--- START OF EXTRACTED RECORDS ---

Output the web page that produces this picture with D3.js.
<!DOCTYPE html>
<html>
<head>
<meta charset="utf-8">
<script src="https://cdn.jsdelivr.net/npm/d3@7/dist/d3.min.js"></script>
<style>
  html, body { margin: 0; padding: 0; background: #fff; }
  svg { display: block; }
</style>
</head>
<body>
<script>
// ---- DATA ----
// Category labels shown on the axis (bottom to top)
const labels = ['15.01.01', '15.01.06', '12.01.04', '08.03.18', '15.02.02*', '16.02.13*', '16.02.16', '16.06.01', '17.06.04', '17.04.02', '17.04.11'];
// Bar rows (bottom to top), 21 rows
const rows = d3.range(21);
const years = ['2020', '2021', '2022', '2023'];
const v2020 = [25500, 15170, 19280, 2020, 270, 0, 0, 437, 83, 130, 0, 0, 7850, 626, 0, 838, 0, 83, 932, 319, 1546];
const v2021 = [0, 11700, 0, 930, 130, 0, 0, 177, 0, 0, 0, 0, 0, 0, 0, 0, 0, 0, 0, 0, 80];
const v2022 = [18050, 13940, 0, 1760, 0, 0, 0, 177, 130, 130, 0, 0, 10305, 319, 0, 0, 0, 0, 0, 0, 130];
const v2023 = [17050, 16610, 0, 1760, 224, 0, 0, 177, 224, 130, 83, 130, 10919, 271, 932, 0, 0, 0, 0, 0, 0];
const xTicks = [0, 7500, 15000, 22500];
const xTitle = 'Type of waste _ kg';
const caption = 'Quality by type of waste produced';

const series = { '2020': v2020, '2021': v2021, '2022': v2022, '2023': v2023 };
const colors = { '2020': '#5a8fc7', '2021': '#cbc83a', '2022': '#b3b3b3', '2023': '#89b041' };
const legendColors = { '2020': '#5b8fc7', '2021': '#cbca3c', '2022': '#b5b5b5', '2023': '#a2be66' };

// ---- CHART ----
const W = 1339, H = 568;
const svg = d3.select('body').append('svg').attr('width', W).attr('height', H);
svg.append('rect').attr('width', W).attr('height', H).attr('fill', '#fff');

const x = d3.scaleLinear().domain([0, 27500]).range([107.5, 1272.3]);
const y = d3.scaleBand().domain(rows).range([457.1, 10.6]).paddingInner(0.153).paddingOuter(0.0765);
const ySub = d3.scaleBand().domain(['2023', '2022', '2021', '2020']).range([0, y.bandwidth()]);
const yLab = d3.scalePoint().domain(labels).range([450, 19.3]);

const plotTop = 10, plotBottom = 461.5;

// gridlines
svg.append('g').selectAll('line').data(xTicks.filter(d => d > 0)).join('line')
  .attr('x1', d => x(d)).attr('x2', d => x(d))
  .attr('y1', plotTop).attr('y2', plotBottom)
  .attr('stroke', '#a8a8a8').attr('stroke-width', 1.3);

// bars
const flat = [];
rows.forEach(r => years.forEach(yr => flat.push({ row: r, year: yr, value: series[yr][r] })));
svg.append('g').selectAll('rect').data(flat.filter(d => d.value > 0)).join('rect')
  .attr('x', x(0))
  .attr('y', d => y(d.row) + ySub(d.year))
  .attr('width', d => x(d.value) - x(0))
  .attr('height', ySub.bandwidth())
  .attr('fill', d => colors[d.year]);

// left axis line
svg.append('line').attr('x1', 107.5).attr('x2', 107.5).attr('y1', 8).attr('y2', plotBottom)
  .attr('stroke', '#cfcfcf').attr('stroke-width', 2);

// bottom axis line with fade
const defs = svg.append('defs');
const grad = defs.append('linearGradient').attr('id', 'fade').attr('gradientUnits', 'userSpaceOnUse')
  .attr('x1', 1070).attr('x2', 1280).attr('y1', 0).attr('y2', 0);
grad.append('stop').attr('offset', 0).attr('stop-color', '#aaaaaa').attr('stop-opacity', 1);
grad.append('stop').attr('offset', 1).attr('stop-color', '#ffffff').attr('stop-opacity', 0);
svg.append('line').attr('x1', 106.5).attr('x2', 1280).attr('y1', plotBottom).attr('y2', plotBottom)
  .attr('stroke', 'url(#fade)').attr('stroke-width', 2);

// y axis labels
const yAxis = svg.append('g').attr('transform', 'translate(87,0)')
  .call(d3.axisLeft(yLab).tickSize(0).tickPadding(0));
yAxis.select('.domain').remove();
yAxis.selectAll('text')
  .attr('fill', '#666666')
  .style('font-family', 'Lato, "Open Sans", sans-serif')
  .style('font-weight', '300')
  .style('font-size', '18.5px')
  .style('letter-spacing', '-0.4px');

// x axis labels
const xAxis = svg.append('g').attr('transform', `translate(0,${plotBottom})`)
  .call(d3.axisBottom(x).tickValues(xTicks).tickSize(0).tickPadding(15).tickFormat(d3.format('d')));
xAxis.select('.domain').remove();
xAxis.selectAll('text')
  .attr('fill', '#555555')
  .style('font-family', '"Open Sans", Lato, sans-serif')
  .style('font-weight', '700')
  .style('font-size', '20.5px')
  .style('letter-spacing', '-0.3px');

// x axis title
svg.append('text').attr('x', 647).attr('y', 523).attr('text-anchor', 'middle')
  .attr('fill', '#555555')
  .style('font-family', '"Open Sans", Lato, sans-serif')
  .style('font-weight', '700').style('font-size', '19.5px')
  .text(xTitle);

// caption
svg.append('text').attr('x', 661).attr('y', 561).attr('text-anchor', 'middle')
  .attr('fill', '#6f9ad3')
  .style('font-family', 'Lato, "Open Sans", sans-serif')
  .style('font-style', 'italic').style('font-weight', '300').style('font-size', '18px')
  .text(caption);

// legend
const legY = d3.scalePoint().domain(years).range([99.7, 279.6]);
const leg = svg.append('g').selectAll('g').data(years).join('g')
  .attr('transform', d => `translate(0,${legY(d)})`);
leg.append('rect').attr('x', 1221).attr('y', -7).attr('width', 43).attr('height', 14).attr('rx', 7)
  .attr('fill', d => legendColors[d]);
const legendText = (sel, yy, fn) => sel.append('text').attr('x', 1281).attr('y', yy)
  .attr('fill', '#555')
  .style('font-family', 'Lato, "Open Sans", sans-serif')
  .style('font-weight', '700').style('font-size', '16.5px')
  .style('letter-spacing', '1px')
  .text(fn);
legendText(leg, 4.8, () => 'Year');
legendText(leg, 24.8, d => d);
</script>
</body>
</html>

--- END OF EXTRACTED RECORDS ---
--- START OF EXTRACTED RECORDS ---

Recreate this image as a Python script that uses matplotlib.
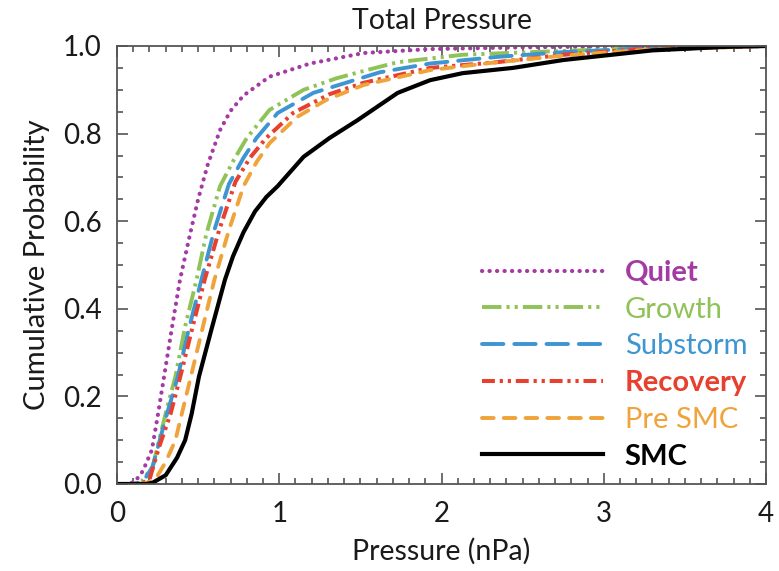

--- END OF EXTRACTED RECORDS ---
--- START OF EXTRACTED RECORDS ---

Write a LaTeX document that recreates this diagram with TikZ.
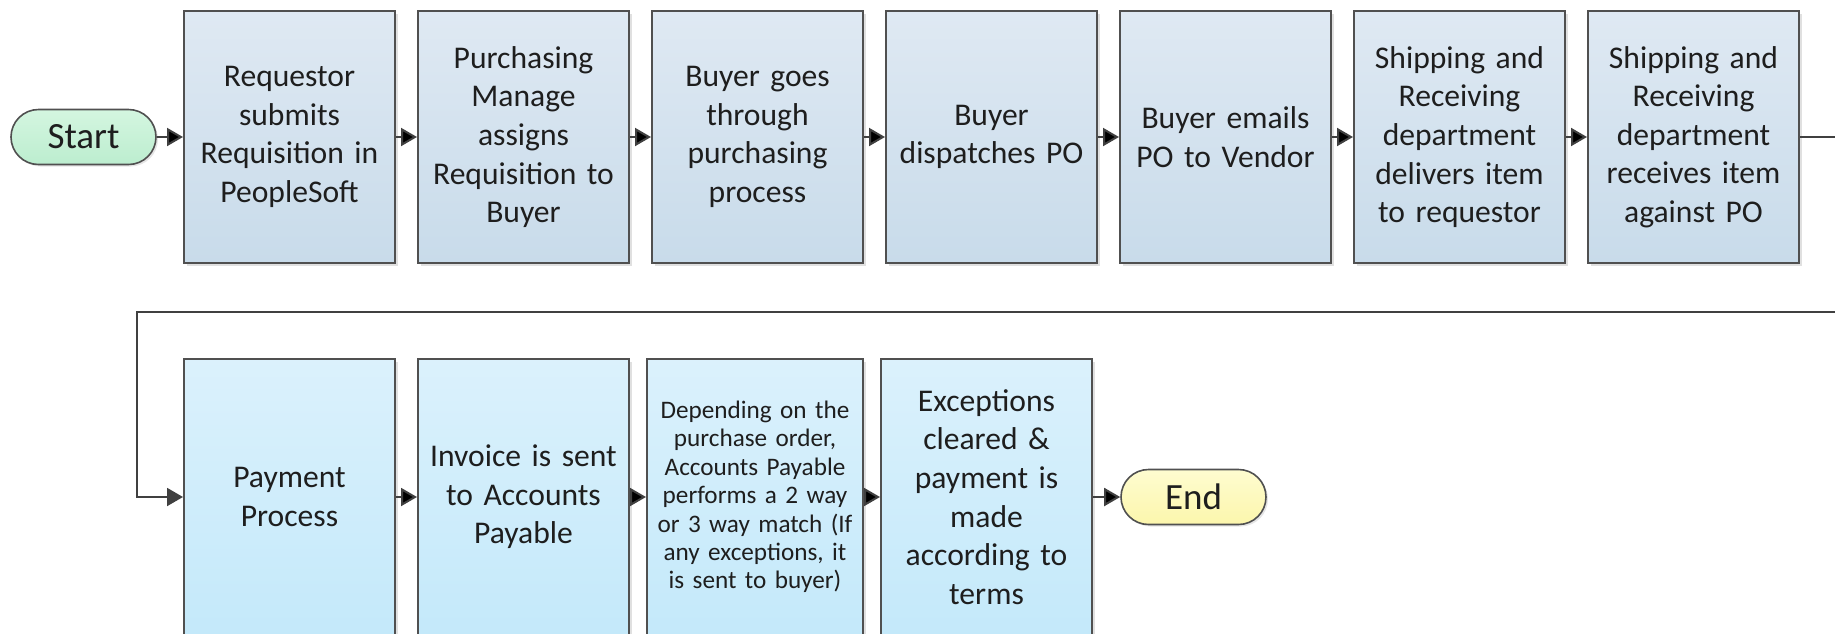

--- END OF EXTRACTED RECORDS ---

WRITTEN EXERCISE: Identify each line in the records above that contains the word "with", and copy it out in full.

ANSWER IN FULL:
Output the web page that produces this picture with D3.js.
// bottom axis line with fade
Write a LaTeX document that recreates this diagram with TikZ.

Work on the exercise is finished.